*The task*
Print all of the data exactly.

*Information shown*
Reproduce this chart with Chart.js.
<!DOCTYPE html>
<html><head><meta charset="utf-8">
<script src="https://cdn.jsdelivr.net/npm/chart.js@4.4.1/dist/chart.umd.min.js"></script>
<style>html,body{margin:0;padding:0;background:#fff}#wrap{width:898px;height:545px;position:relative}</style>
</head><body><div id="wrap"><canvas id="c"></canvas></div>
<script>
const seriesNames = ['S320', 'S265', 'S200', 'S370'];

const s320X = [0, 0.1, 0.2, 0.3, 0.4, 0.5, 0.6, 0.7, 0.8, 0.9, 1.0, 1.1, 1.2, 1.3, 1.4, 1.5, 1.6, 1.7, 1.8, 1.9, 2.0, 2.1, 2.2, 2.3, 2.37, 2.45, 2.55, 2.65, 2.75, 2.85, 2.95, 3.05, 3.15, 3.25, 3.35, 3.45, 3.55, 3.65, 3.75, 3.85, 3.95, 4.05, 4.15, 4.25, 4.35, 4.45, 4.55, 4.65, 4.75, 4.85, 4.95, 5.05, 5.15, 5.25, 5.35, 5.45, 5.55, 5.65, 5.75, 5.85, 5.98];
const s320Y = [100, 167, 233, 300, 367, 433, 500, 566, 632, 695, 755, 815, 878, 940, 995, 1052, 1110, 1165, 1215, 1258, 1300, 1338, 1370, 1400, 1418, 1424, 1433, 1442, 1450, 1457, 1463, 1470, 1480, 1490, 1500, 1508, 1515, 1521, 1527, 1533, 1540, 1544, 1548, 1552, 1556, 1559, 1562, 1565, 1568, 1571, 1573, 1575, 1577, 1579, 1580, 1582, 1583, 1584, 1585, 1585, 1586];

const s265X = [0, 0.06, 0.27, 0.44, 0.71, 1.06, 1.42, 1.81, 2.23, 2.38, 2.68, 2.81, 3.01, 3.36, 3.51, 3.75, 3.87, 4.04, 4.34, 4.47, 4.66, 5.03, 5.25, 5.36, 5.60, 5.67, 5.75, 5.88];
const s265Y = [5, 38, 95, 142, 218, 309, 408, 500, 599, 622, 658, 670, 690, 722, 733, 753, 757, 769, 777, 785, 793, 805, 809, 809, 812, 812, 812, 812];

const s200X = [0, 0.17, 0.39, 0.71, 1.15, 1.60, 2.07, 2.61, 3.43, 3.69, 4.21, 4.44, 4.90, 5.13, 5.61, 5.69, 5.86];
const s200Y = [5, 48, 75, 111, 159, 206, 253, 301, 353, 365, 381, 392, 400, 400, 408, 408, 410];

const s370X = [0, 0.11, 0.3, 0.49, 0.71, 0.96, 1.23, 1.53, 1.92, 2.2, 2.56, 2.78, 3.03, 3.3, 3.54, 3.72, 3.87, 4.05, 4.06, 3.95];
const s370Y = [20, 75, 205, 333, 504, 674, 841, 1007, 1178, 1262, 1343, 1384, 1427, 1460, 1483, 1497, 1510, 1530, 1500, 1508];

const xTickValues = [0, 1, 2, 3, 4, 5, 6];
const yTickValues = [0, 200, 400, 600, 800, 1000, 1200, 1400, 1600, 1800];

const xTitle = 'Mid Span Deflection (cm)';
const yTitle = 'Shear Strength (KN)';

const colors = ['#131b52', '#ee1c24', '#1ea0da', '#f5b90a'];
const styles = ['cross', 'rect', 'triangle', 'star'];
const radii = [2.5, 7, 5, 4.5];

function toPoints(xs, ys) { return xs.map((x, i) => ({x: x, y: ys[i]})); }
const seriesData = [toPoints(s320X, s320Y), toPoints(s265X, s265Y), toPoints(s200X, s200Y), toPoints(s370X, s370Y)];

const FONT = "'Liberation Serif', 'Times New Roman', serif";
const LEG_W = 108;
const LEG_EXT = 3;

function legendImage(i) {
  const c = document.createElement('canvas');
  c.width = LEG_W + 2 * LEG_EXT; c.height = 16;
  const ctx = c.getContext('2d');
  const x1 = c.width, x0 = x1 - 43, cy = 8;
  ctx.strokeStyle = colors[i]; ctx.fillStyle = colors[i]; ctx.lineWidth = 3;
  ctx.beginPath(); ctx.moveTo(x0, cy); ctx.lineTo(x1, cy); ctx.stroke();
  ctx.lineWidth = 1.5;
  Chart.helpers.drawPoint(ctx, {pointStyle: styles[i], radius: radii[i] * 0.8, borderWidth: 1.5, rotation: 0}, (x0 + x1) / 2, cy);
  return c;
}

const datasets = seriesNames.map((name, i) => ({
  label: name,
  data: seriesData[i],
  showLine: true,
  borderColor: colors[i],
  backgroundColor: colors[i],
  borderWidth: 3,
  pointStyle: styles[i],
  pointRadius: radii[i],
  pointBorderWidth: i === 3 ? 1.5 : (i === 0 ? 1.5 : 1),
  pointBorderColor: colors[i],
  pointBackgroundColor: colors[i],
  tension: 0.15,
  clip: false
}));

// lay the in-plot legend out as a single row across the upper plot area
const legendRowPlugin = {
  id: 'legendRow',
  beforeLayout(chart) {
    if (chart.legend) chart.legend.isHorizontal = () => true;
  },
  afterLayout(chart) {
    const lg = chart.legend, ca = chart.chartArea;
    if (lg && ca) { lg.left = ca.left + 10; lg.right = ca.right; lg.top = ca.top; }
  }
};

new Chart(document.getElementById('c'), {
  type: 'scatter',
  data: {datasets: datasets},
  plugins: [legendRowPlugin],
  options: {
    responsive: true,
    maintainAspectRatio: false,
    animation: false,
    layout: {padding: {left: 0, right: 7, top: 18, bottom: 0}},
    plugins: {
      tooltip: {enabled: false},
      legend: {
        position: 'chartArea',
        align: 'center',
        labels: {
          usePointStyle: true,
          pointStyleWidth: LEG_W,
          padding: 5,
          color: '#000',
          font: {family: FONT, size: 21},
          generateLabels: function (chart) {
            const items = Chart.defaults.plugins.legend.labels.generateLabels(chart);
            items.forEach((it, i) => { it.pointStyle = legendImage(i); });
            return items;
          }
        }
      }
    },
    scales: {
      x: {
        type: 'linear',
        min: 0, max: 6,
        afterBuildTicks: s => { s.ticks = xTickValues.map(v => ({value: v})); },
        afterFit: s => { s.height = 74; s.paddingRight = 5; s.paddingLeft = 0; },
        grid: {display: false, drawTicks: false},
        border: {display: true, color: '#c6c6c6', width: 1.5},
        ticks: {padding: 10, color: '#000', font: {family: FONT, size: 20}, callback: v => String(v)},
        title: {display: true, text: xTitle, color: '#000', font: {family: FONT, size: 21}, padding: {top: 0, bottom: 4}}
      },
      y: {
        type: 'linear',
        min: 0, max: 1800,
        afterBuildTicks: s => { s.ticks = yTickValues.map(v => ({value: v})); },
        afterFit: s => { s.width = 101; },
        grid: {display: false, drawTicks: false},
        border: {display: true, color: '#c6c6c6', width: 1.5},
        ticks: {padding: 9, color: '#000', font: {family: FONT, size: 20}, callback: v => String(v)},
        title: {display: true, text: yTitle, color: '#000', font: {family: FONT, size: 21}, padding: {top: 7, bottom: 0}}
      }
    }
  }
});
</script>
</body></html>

*Task answer*
Reproduce this chart with Chart.js.
<!DOCTYPE html>
<html><head><meta charset="utf-8">
<script src="https://cdn.jsdelivr.net/npm/chart.js@4.4.1/dist/chart.umd.min.js"></script>
<style>html,body{margin:0;padding:0;background:#fff}#wrap{width:898px;height:545px;position:relative}</style>
</head><body><div id="wrap"><canvas id="c"></canvas></div>
<script>
const seriesNames = ['S320', 'S265', 'S200', 'S370'];

const s320X = [0, 0.1, 0.2, 0.3, 0.4, 0.5, 0.6, 0.7, 0.8, 0.9, 1.0, 1.1, 1.2, 1.3, 1.4, 1.5, 1.6, 1.7, 1.8, 1.9, 2.0, 2.1, 2.2, 2.3, 2.37, 2.45, 2.55, 2.65, 2.75, 2.85, 2.95, 3.05, 3.15, 3.25, 3.35, 3.45, 3.55, 3.65, 3.75, 3.85, 3.95, 4.05, 4.15, 4.25, 4.35, 4.45, 4.55, 4.65, 4.75, 4.85, 4.95, 5.05, 5.15, 5.25, 5.35, 5.45, 5.55, 5.65, 5.75, 5.85, 5.98];
const s320Y = [100, 167, 233, 300, 367, 433, 500, 566, 632, 695, 755, 815, 878, 940, 995, 1052, 1110, 1165, 1215, 1258, 1300, 1338, 1370, 1400, 1418, 1424, 1433, 1442, 1450, 1457, 1463, 1470, 1480, 1490, 1500, 1508, 1515, 1521, 1527, 1533, 1540, 1544, 1548, 1552, 1556, 1559, 1562, 1565, 1568, 1571, 1573, 1575, 1577, 1579, 1580, 1582, 1583, 1584, 1585, 1585, 1586];

const s265X = [0, 0.06, 0.27, 0.44, 0.71, 1.06, 1.42, 1.81, 2.23, 2.38, 2.68, 2.81, 3.01, 3.36, 3.51, 3.75, 3.87, 4.04, 4.34, 4.47, 4.66, 5.03, 5.25, 5.36, 5.60, 5.67, 5.75, 5.88];
const s265Y = [5, 38, 95, 142, 218, 309, 408, 500, 599, 622, 658, 670, 690, 722, 733, 753, 757, 769, 777, 785, 793, 805, 809, 809, 812, 812, 812, 812];

const s200X = [0, 0.17, 0.39, 0.71, 1.15, 1.60, 2.07, 2.61, 3.43, 3.69, 4.21, 4.44, 4.90, 5.13, 5.61, 5.69, 5.86];
const s200Y = [5, 48, 75, 111, 159, 206, 253, 301, 353, 365, 381, 392, 400, 400, 408, 408, 410];

const s370X = [0, 0.11, 0.3, 0.49, 0.71, 0.96, 1.23, 1.53, 1.92, 2.2, 2.56, 2.78, 3.03, 3.3, 3.54, 3.72, 3.87, 4.05, 4.06, 3.95];
const s370Y = [20, 75, 205, 333, 504, 674, 841, 1007, 1178, 1262, 1343, 1384, 1427, 1460, 1483, 1497, 1510, 1530, 1500, 1508];

const xTickValues = [0, 1, 2, 3, 4, 5, 6];
const yTickValues = [0, 200, 400, 600, 800, 1000, 1200, 1400, 1600, 1800];

const xTitle = 'Mid Span Deflection (cm)';
const yTitle = 'Shear Strength (KN)';

const colors = ['#131b52', '#ee1c24', '#1ea0da', '#f5b90a'];
const styles = ['cross', 'rect', 'triangle', 'star'];
const radii = [2.5, 7, 5, 4.5];

function toPoints(xs, ys) { return xs.map((x, i) => ({x: x, y: ys[i]})); }
const seriesData = [toPoints(s320X, s320Y), toPoints(s265X, s265Y), toPoints(s200X, s200Y), toPoints(s370X, s370Y)];

const FONT = "'Liberation Serif', 'Times New Roman', serif";
const LEG_W = 108;
const LEG_EXT = 3;

function legendImage(i) {
  const c = document.createElement('canvas');
  c.width = LEG_W + 2 * LEG_EXT; c.height = 16;
  const ctx = c.getContext('2d');
  const x1 = c.width, x0 = x1 - 43, cy = 8;
  ctx.strokeStyle = colors[i]; ctx.fillStyle = colors[i]; ctx.lineWidth = 3;
  ctx.beginPath(); ctx.moveTo(x0, cy); ctx.lineTo(x1, cy); ctx.stroke();
  ctx.lineWidth = 1.5;
  Chart.helpers.drawPoint(ctx, {pointStyle: styles[i], radius: radii[i] * 0.8, borderWidth: 1.5, rotation: 0}, (x0 + x1) / 2, cy);
  return c;
}

const datasets = seriesNames.map((name, i) => ({
  label: name,
  data: seriesData[i],
  showLine: true,
  borderColor: colors[i],
  backgroundColor: colors[i],
  borderWidth: 3,
  pointStyle: styles[i],
  pointRadius: radii[i],
  pointBorderWidth: i === 3 ? 1.5 : (i === 0 ? 1.5 : 1),
  pointBorderColor: colors[i],
  pointBackgroundColor: colors[i],
  tension: 0.15,
  clip: false
}));

// lay the in-plot legend out as a single row across the upper plot area
const legendRowPlugin = {
  id: 'legendRow',
  beforeLayout(chart) {
    if (chart.legend) chart.legend.isHorizontal = () => true;
  },
  afterLayout(chart) {
    const lg = chart.legend, ca = chart.chartArea;
    if (lg && ca) { lg.left = ca.left + 10; lg.right = ca.right; lg.top = ca.top; }
  }
};

new Chart(document.getElementById('c'), {
  type: 'scatter',
  data: {datasets: datasets},
  plugins: [legendRowPlugin],
  options: {
    responsive: true,
    maintainAspectRatio: false,
    animation: false,
    layout: {padding: {left: 0, right: 7, top: 18, bottom: 0}},
    plugins: {
      tooltip: {enabled: false},
      legend: {
        position: 'chartArea',
        align: 'center',
        labels: {
          usePointStyle: true,
          pointStyleWidth: LEG_W,
          padding: 5,
          color: '#000',
          font: {family: FONT, size: 21},
          generateLabels: function (chart) {
            const items = Chart.defaults.plugins.legend.labels.generateLabels(chart);
            items.forEach((it, i) => { it.pointStyle = legendImage(i); });
            return items;
          }
        }
      }
    },
    scales: {
      x: {
        type: 'linear',
        min: 0, max: 6,
        afterBuildTicks: s => { s.ticks = xTickValues.map(v => ({value: v})); },
        afterFit: s => { s.height = 74; s.paddingRight = 5; s.paddingLeft = 0; },
        grid: {display: false, drawTicks: false},
        border: {display: true, color: '#c6c6c6', width: 1.5},
        ticks: {padding: 10, color: '#000', font: {family: FONT, size: 20}, callback: v => String(v)},
        title: {display: true, text: xTitle, color: '#000', font: {family: FONT, size: 21}, padding: {top: 0, bottom: 4}}
      },
      y: {
        type: 'linear',
        min: 0, max: 1800,
        afterBuildTicks: s => { s.ticks = yTickValues.map(v => ({value: v})); },
        afterFit: s => { s.width = 101; },
        grid: {display: false, drawTicks: false},
        border: {display: true, color: '#c6c6c6', width: 1.5},
        ticks: {padding: 9, color: '#000', font: {family: FONT, size: 20}, callback: v => String(v)},
        title: {display: true, text: yTitle, color: '#000', font: {family: FONT, size: 21}, padding: {top: 7, bottom: 0}}
      }
    }
  }
});
</script>
</body></html>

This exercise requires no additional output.